Toxic Legacy: Navajo Family's Health Struggles Amid Uranium Mine Contamination

The effects of uranium exposure are well-documented for miners but less clear for their families. Doug Brugge, chair of the Department of Public Health Sciences at the University of Connecticut School of Medicine, studied Navajo uranium miners who developed lung cancer from radon gas. While he acknowledged the health risks to miners, he noted that the effects on their children, like Teracita's, are harder to trace. 'A lot of them didn't speak English. They had a limited education level. Their access to news and media was fairly limited,' Brugge said, reflecting on his own childhood in the Navajo Nation. He emphasized that the lack of communication from authorities left many families unaware of the dangers. This ignorance was compounded by the absence of protective measures around the mines, which allowed contamination to spread freely.

The Church Rock uranium mill, owned by United Nuclear Corporation, further exacerbated the crisis. This facility processed mined uranium into 'yellowcake,' a material used in nuclear weapons and power plants. The process generated radioactive 'mill tailings,' which were stored on-site. In 1979, a catastrophic spill released 1,100 tons of mill tailings and 93 million gallons of radioactive wastewater into the Navajo Nation via the Puerco River. The disaster, considered the largest accidental release of radioactive material in U.S. history, left children and livestock with severe burns from contact with the contaminated water. Despite the scale of the incident, no comprehensive studies have assessed its long-term health impacts.

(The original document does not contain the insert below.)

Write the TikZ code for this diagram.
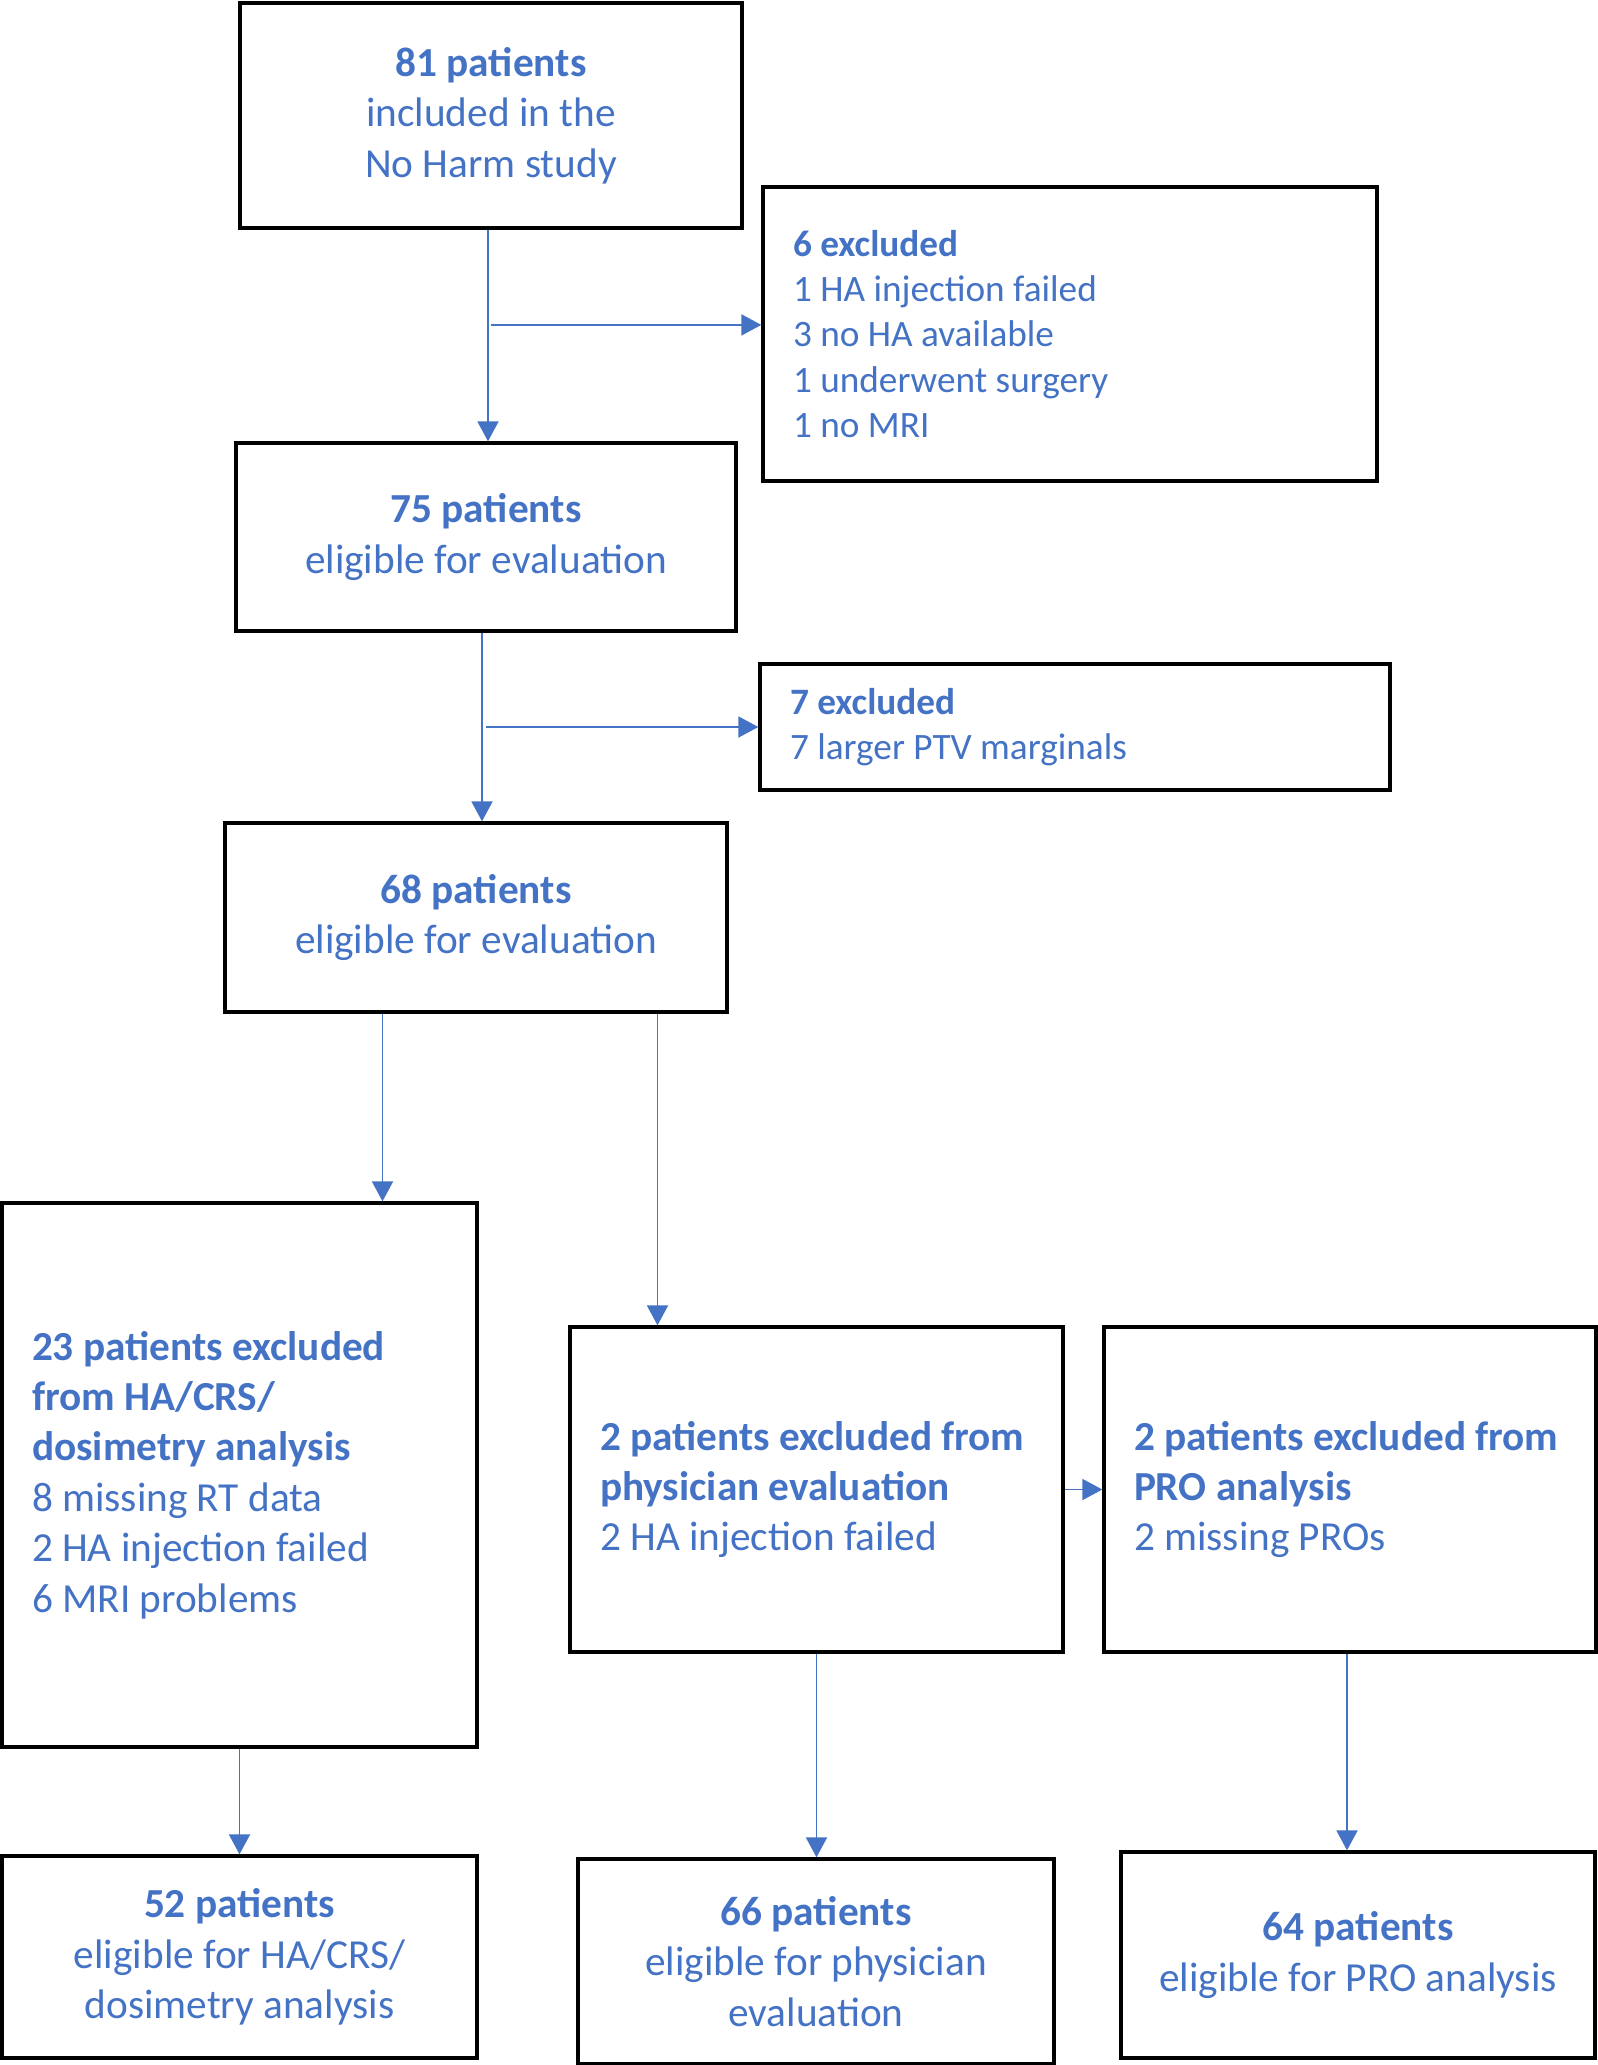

Teracita and her neighbors on Red Water Pond Road have reported alarming health trends, including a rise in diabetes and cirrhosis of the liver, conditions that often appear without typical risk factors like excessive drinking or smoking. The EPA offered financial assistance in 2018 for families to relocate as part of a cleanup effort, a move Teracita had been contemplating since her own childhood. 'I was already trying to figure out what we could do for our kids in order to safeguard them further,' she said, recalling the lack of protections she faced growing up. The Navajo Nation, which spans parts of Arizona, New Mexico, and Utah, is home to over 500 abandoned uranium mines, accounting for more than 11% of the country's total despite making up just 0.8% of U.S. landmass. Private companies extracted an estimated 30 million tons of uranium ore from Navajo land between 1944 and 1986, prioritizing national security over the health of local residents.

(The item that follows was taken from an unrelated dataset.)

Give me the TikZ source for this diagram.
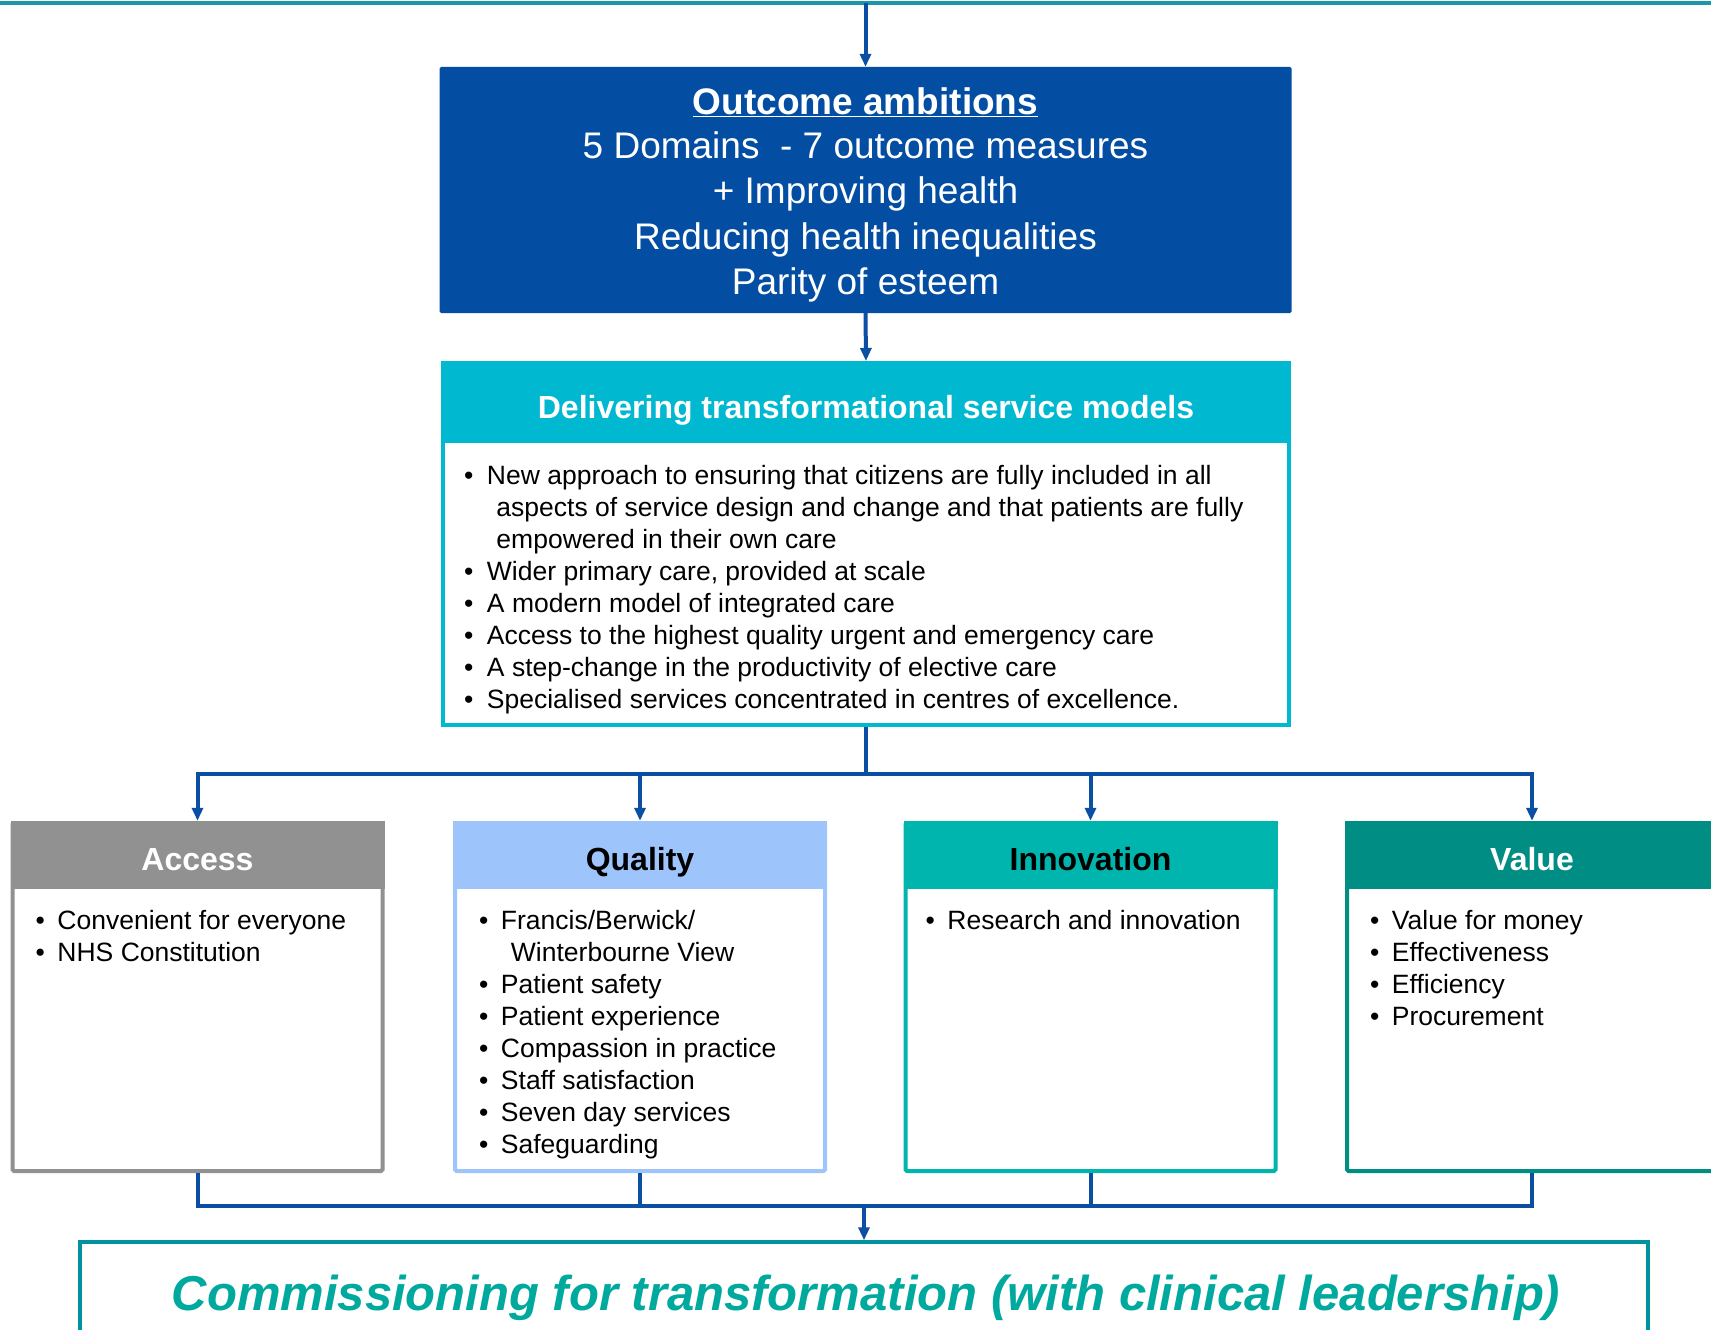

Toxic Legacy: Navajo Family's Health Struggles Amid Uranium Mine Contamination

The cleanup of the Red Water Pond Road area has been a protracted process, requiring coordination between tribes, states, and the federal government. In August 2025, United Nuclear Corporation and its parent company, General Electric, agreed to a $62.5 million settlement to remove 1 million cubic yards of uranium waste from the Northeast Church Rock Mine. Permanent storage for the waste is being established at the former uranium mill site, with the cleanup expected to take a decade. Quivira-owned mines, including Church Rock No. 1, are slated for cleanup within six to eight years. Despite these efforts, Teracita and her family remain hopeful for the day they can return to their ancestral land, where their cultural traditions are deeply tied to the land. 'That is our traditional way of life, where our umbilical cords are actually buried in this location,' she said. For now, her children call their current home in Gallup, New Mexico, 'home,' but they still speak of returning to 'home, home,' a yearning that reflects their enduring connection to the land and the challenges of a legacy that continues to haunt them.